▶ **DATA SHOWN**:
☆ ☆ ☆

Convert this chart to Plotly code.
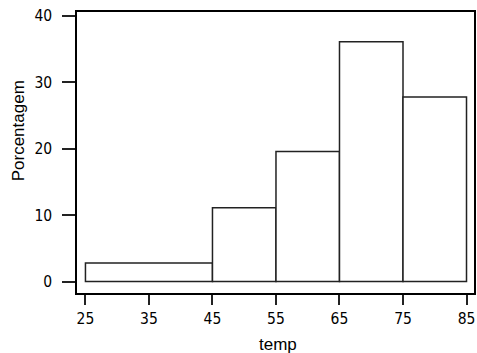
import plotly.graph_objects as go

bin_edges = [25, 45, 55, 65, 75, 85]
percentages = [2.78, 11.1, 19.6, 36.1, 27.8]
x_ticks = [25, 35, 45, 55, 65, 75, 85]
y_ticks = [0, 10, 20, 30, 40]

mids = [(a + b) / 2 for a, b in zip(bin_edges[:-1], bin_edges[1:])]
widths = [b - a for a, b in zip(bin_edges[:-1], bin_edges[1:])]

tick_font = dict(family="Liberation Sans Narrow, DejaVu Sans Condensed, Arial Narrow, sans-serif", size=15.5, color="#000")
title_font = dict(family="Liberation Sans, Arial, sans-serif", size=17, color="#000")

fig = go.Figure(go.Bar(
    x=mids, y=percentages, width=widths,
    marker=dict(color="white", line=dict(color="#222", width=1.5)),
))

W, H = 477, 353
ml, mr, mt, mb = 77, 1, 12, 60

fig.update_layout(
    width=W, height=H,
    margin=dict(l=ml, r=mr, t=mt, b=mb),
    plot_bgcolor="white", paper_bgcolor="white",
    showlegend=False,
    xaxis=dict(range=[23.67, 86.18], tickvals=x_ticks, ticks="outside", ticklen=10,
               tickwidth=1.5, tickcolor="#222", showline=True, linecolor="#000",
               linewidth=1.5, mirror=True, showgrid=False, zeroline=False,
               tickfont=tick_font, ticklabelstandoff=1),
    yaxis=dict(range=[-1.73, 40.6], tickvals=y_ticks, ticks="outside", ticklen=13,
               tickwidth=1.5, tickcolor="#222", showline=True, linecolor="#000",
               linewidth=1.5, mirror=True, showgrid=False, zeroline=False,
               tickfont=tick_font, ticklabelstandoff=7),
    annotations=[
        dict(text="temp", xref="paper", yref="paper", showarrow=False,
             font=title_font, xanchor="center", yanchor="middle"),
        dict(text="Porcentagem", xref="paper", yref="paper", showarrow=False,
             font=title_font, textangle=-90, xanchor="center", yanchor="middle"),
    ],
)
# convert pixel positions to paper coords for titles
ph = H - mt - mb
pw = W - ml - mr
fig.layout.annotations[0].y = (H - mb - 344) / ph
fig.layout.annotations[0].x = (279 - ml) / pw
fig.layout.annotations[1].x = (18 - ml) / pw
fig.layout.annotations[1].y = (H - mb - 131) / ph

fig.write_html("out.html")
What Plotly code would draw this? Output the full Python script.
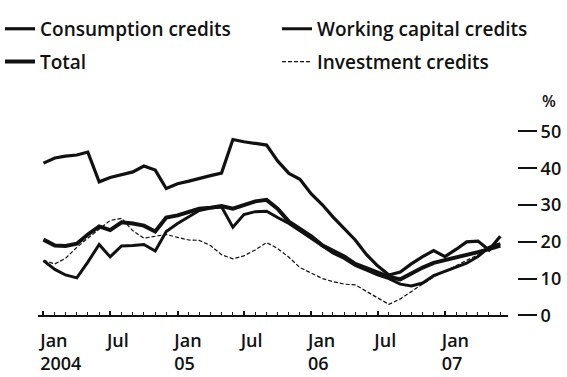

☆ ☆ ☆

▶ **WHAT IS ASKED**:
Every line from the start of the listing above through the line with "ml, mr, mt, mb = 77, 1, 12, 60" should be repeated exactly; skip the pictures and add nothing else.

▶ **ANSWER TO THE EXERCISE**:
Convert this chart to Plotly code.
import plotly.graph_objects as go

bin_edges = [25, 45, 55, 65, 75, 85]
percentages = [2.78, 11.1, 19.6, 36.1, 27.8]
x_ticks = [25, 35, 45, 55, 65, 75, 85]
y_ticks = [0, 10, 20, 30, 40]

mids = [(a + b) / 2 for a, b in zip(bin_edges[:-1], bin_edges[1:])]
widths = [b - a for a, b in zip(bin_edges[:-1], bin_edges[1:])]

tick_font = dict(family="Liberation Sans Narrow, DejaVu Sans Condensed, Arial Narrow, sans-serif", size=15.5, color="#000")
title_font = dict(family="Liberation Sans, Arial, sans-serif", size=17, color="#000")

fig = go.Figure(go.Bar(
    x=mids, y=percentages, width=widths,
    marker=dict(color="white", line=dict(color="#222", width=1.5)),
))

W, H = 477, 353
ml, mr, mt, mb = 77, 1, 12, 60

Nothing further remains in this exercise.